R Kelly’s trial on allegations he made child pornography and enticed underage girls for sex is about his “dark” and “hidden” side, prosecutors have said.
US assistant attorney Jason Julien sought to give the jury a sense of Kelly’s alleged exploitation on Wednesday, saying he “repeatedly” had sex with girls who were just 14, 15 and 16-years-old.
He told the court the “I Believe I Can Fly” singer had sex with “multiple girls, hundreds of times”.
R Kelly was sentenced to 30 years in prison in June for using his fame to sexually abuse young fans.
The 55-year-old is now on trial accused of enticing minors for sex, producing child pornography, and of fixing his 2008 state child pornography trial at which he was acquitted.
A focus of the trial will be on whether Kelly threatened and paid off a girl with whom he allegedly videotaped himself having sex when he was about 30, and she was no older than 14.
The allegation underpins another of the charges against Kelly: conspiracy to obstruct justice.
Jurors in the 2008 child pornography trial acquitted Kelly, with some later explaining that they felt they had no choice because the girl did not give evidence.
The woman, now in her 30s and referred to in court filings only as Minor 1, will be the government’s star witness.
When she gives evidence, prosecutors explained, they will not use her real name, nor refer to her as Minor 1. Instead, they will call her by a single pseudonym: Jane.
She is expected to give evidence that she was on video having sex with Kelly.
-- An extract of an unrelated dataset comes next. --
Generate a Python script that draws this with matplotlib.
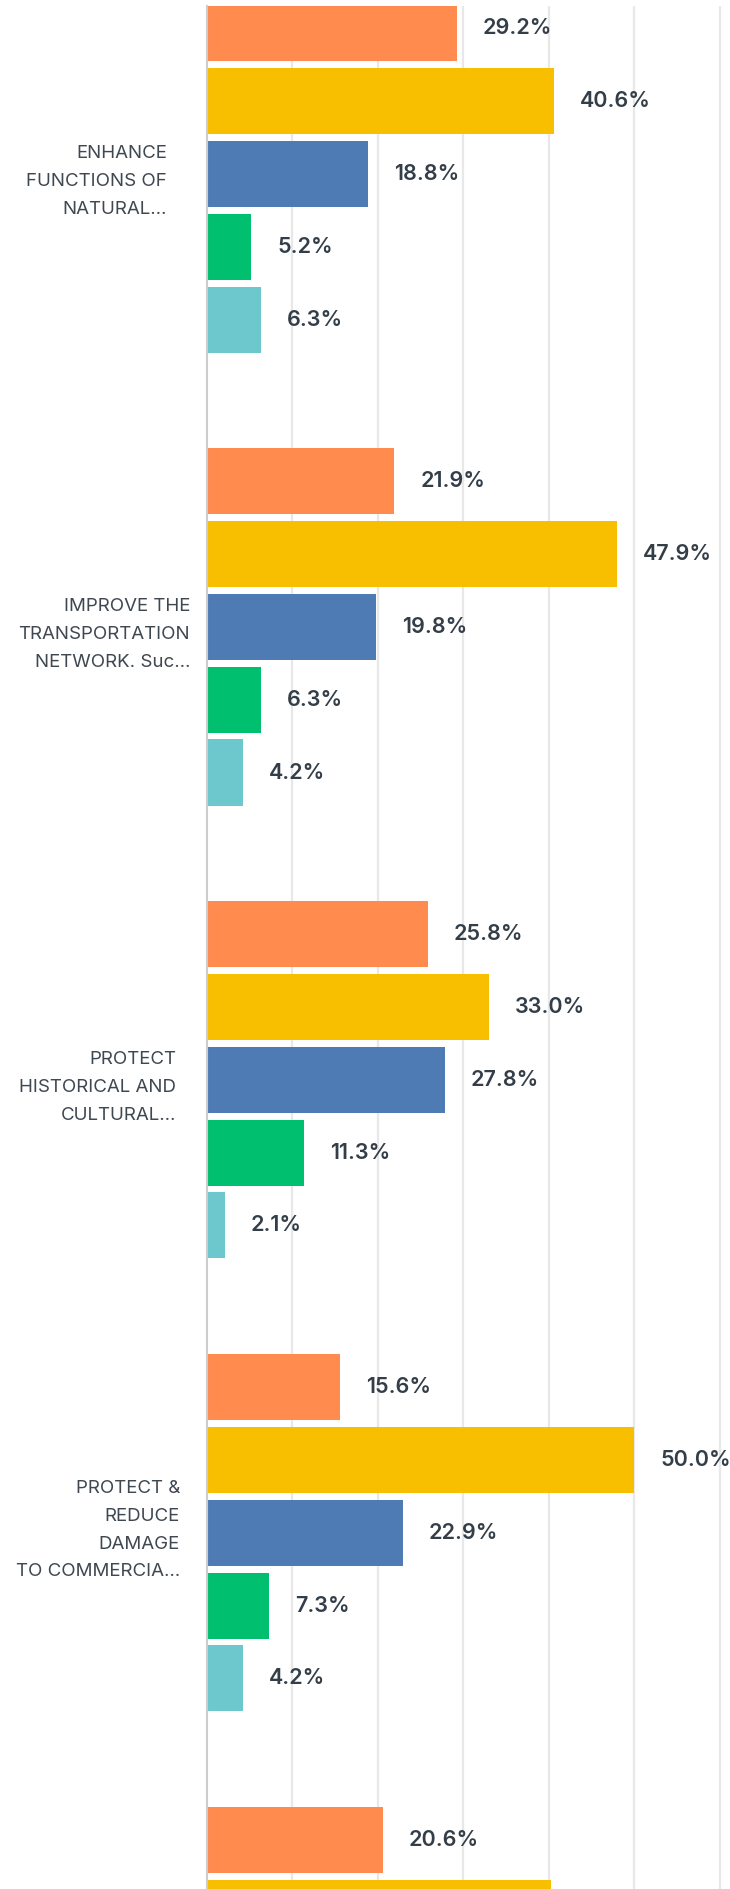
import numpy as np
import matplotlib.pyplot as plt
import matplotlib.transforms as mtransforms

plt.rcParams['font.family'] = ['Inter', 'DejaVu Sans']

# categories (the last one runs off the bottom of the picture)
categories = ["ENHANCE\nFUNCTIONS OF\nNATURAL…",
              "IMPROVE THE\nTRANSPORTATION\nNETWORK. Suc…",
              "PROTECT\nHISTORICAL AND\nCULTURAL…",
              "PROTECT &\nREDUCE\nDAMAGE\nTO COMMERCIA…",
              ""]
series_names = ["Series 1", "Series 2", "Series 3", "Series 4", "Series 5"]
# percent values per series, one entry per category (nan = not visible)
s1 = [29.2, 21.9, 25.8, 15.6, 20.6]
s2 = [40.6, 47.9, 33.0, 50.0, 40.2]
s3 = [18.8, 19.8, 27.8, 22.9, np.nan]
s4 = [5.2, 6.3, 11.3, 7.3, np.nan]
s5 = [6.3, 4.2, 2.1, 4.2, np.nan]
series = [s1, s2, s3, s4, s5]
colors = ['#FF8B4F', '#F8BE00', '#4F7BB5', '#00BF6F', '#6CC8CC']
text_col = '#333E48'

fig = plt.figure(figsize=(7.30, 18.89), dpi=100)
ax = fig.add_axes([207 / 730, 0, 1 - 207 / 730, 1883 / 1889])

group_step = 6.222
centers = np.arange(len(categories)) * group_step
for j, vals in enumerate(series):
    ypos = centers + (j - 2)
    bars = ax.barh(ypos, vals, height=0.907, color=colors[j], label=series_names[j], zorder=3)
    for b, v in zip(bars, vals):
        if np.isnan(v):
            continue
        ax.annotate(f"{v:.1f}%", (v, b.get_y() + b.get_height() / 2),
                    xytext=(18.7, 0), textcoords='offset points', va='center', ha='left',
                    fontsize=15.5, fontweight='semibold', color=text_col)

ax.set_xticks(np.arange(10, 61, 10))
ax.xaxis.grid(True, color='#E8E8E8', linewidth=1.6, zorder=0)
ax.tick_params(axis='x', length=0, labelbottom=False)
ax.set_yticks(centers)
ax.set_yticklabels(categories, fontsize=13.5, color='#3F4751', linespacing=1.83, ha='right')
ax.tick_params(axis='y', length=0, pad=22.3)
# small per-label shifts (pixels): right edge, vertical
shifts = [(-9, 0), (14, 0), (0, 0), (4, 10), (0, 0)]
for lab, (sx, sy) in zip(ax.get_yticklabels(), shifts):
    lab.set_transform(lab.get_transform() + mtransforms.ScaledTranslation(sx / 100, sy / 100, fig.dpi_scale_trans))
ax.set_xlim(0, 61.17)
ax.set_ylim(23.56, -2.308)
for sp in ['top', 'right', 'bottom']:
    ax.spines[sp].set_visible(False)
ax.spines['left'].set_color('#CCCCCC')
ax.spines['left'].set_linewidth(1.5)
ax.spines['left'].set_zorder(4)

fig.savefig('out.png', dpi=100)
The recording was at the heart of the month-long 2008 trial and was played for jurors almost every day.
Kelly – who was recently removed from suicide watch at a Brooklyn jail – also faces four counts of enticement of minors for sex, one each for four other accusers. They, too, are expected to give evidence.
Mr Julien said during opening statements that Kelly’s music career was his “public side”, before going on to say the singer had “another side – a hidden side, a dark side”.
He added: “This trial is about Kelly’s hidden side.”
Jennifer Bonjean, Kelly’s lead attorney, told the jury to reject the prosecution’s portrayal of her client.
“When the government wants to paint him as a monster,” she said, “remember we are talking about a human being.”
Ms Bonjean also warned jurors about what she described as a “mob justice climate” surrounding Kelly, referring to the six-part documentary “Surviving R Kelly” and years of social media posts about his behaviour.
Two Kelly associates, Derrel McDavid and Milton Brown, are co-defendants at the Chicago trial.
McDavid is accused of helping Kelly fix the 2008 trial, while Brown is charged with receiving child pornography.
Like Kelly, they have denied wrongdoing.
As both sides began exercising peremptory challenges – in which they can remove a fixed number of potential jurors from the pool – one of Kelly’s lawyers accused prosecutors of seeking to strike black people from the jury to “deny Mr Kelly a jury of his peers”.
Prosecutors noted many African American people had already made it on to the jury before the defence objected, and they argued their reasons for wanting to strike some had nothing to do with race.
In one case, they said an older man appeared to have a hard time staying awake.
Judge Harry Leinenweber partially agreed with the defence, disallowing prosecutors from striking three black people from the jury, and restoring them.
About half the 12 jurors enlisted were identified as black by the judge, prosecutor, and defence attorneys. Six alternates were also selected.
Kelly will be around 80 before qualifying for early release based on his 30-year sentence imposed in New York, against which he is appealing.